Makalah Tentang Pendidikan Islam Menurut Ibnu Khaldun



PEMIKIRAN PENDIDIKAN ISLAM
MENURUT IBNU KHALDUN

A.    Pendahuluan

B.     Riwayat Hidup Ibnu Khaldun
Nama lengkapnya adalah Abdullah Abd al-Rahman Abu Zayd Ibn Muhammad Ibn Khaldun. Ia dilahirkan di Tunisia pada bulan Ramadhan 732 H/1332 M, dari keluarga ilmuwan dan terhormat yang telah berhasil menghimpun antara jabatan ilmiah dan pemerintahan. Suatu jabatan yang jarang dijumpai dan mampu diraih orang pada masa itu. Sebelum menyeberang ke Afrika, keluarganya adalah para pemimpin politik di Moorish (spanyol) selama beberapa abad. Dengan latar belakang keluarganya yang demikian, Ibn Khaldun memperoleh dua orientasi yang kuat : Pertama, cinta belajar dan ilmu pengetahuan, Kedua, Cinta jabatan dan pangkat. Kedua factor tersebut sangat menentukan dalam perkembangan pemikirrannya.
Ayahnya bernama Abu Abdullah Muhammad. Ia berkecimpung dalam bidang politik. Kemudian mengundurkan diri dari bidang politik serta menekuni ilmu pengetahuan dan kesufian. Ia ahli dalam bahasa dan sastra Arab. Ia meninggal pada tahun 791 H/1384 M akibat wabah pes yang melanda Afrika Utara dengan meninggalkan lima orang anak. Ketika ayahnya meninggal, Ibn Khaldun baru berusia 18 tahun.
Selanjutnya pada tahun 1362, Ibn Khaldun menyeberang ke Spanyol utusan Raja untuk berunding dengan Pedro (Raja Granada) dan Raja Castila di Sevilla. Karena kecakapannya yang luar biasa, ia ditawari pula bekerja oleh penguasa Kristen saat itu. Sebagai imbalannya, tanah-tanah bekas milik keluarganya dikembalikannya kepadanya. Akan tetapi, dari tawaran-tawaran yang ada, ia akhirnya memilih tawaran untuk bekerja sama dengan Raja Granada. Kesanalah ia memboyong keluarganya dari Afrika. Ia tidak lama tinggal di Granada. Ia selanjutnya kembali ke Afrika dan diangkat menjadi Perdana Mentri oleh Sultan al-Jazair. Ketika antara tahun 1362-1375 terjadi pergolakan politik, menyebabkan Ibnu Khaldun terpaksa mengembara ke Maroko dan Spanyol.
Pada tahun 1382, ia melaksanakan ibadah Haji. Setelah melaksanakan haji, ia kemudian berangkat ke Iskandariah dan selanjutnya ke Mesir. Di Mesir, ia kemudian diangkat menjadi Ketua Mahkamah Agung pada masa pemerintahan Dinasti Mamluk. Selain dikenal sebagai filosofi, Ibn Khaldun dikenal sebagai sosiologi yang memiliki perhatian besar terhadap bidang pendidikan. Hal ini antara lain terlihat dari pengalamannya sebagai pendidik yang berpindah-pindah dari satu tempat ke tempat lainnya. Pada tahun 1406, Ibn Khaldun meninggal dunia di Mesir dalam usia 74 tahun.

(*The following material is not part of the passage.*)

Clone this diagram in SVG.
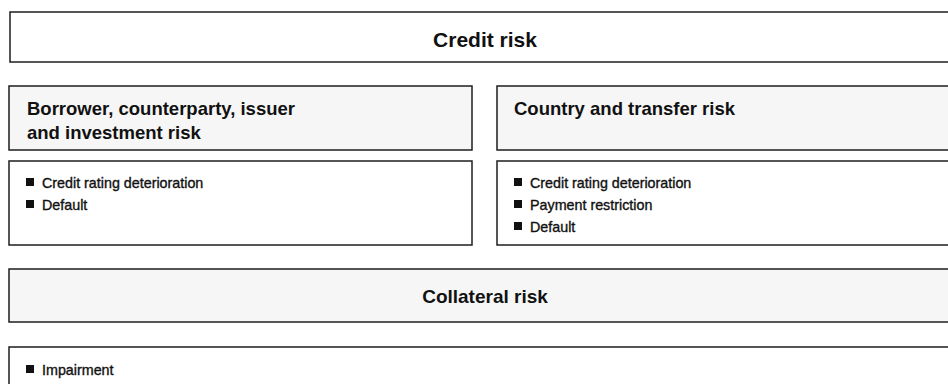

C.    Latar Belakang Pendidikan Ibnu Khaldun
Ibn Khaldun mengawali pendidikannya dengan membaca Al-Qur’an, Hadis, Fikih, Sastra dan Nahu Sharaf dengan sarjana-sarjana terkenal pada waktu itu. Tunisia pada waktu itu merupakan pusat ulama dan saastrawan di daerah Magrib. Dan umur 20 tahun ia bekerja sebagai sekretaris Sultan Fez di Maroko. Akan tetapi setelah Tunisia dan sebagian kota-kota di Masyriq dan Magrib dilanda wabah pes yang dahsyat pada tahun 749 H, mengakibatkan ia tidak dapat melanjutkan studinya. Bahkan, dalam peristiwa tersebut, ia kehilangan orang tuanya dan beberapa orang pendidiknya. Dengan kondisi yang demikian, maka pada tahun 1362 ia pindah ke Spanyol.
Menurut Ali Abdul Wahid Wafi, ada dua faktor yang menyebabkan Ibn Khaldun tidak sampai melanjutkan studinya, yaitu :
1.      Peristiwa wabah pes yang melanda sebagian besar dunia Islam mulai dari Samarkand sampai Magrib.
2.      Hijrahnya sebagian besar ulama dan sastrawan yang selamat dari wabah pes dari Tunisia ke Magrib al-Aqsa pada tahun 750 H/1349 M bersama-sama dengan Sultan Abu al-Hasan, penguasa Daulah Bani Marin.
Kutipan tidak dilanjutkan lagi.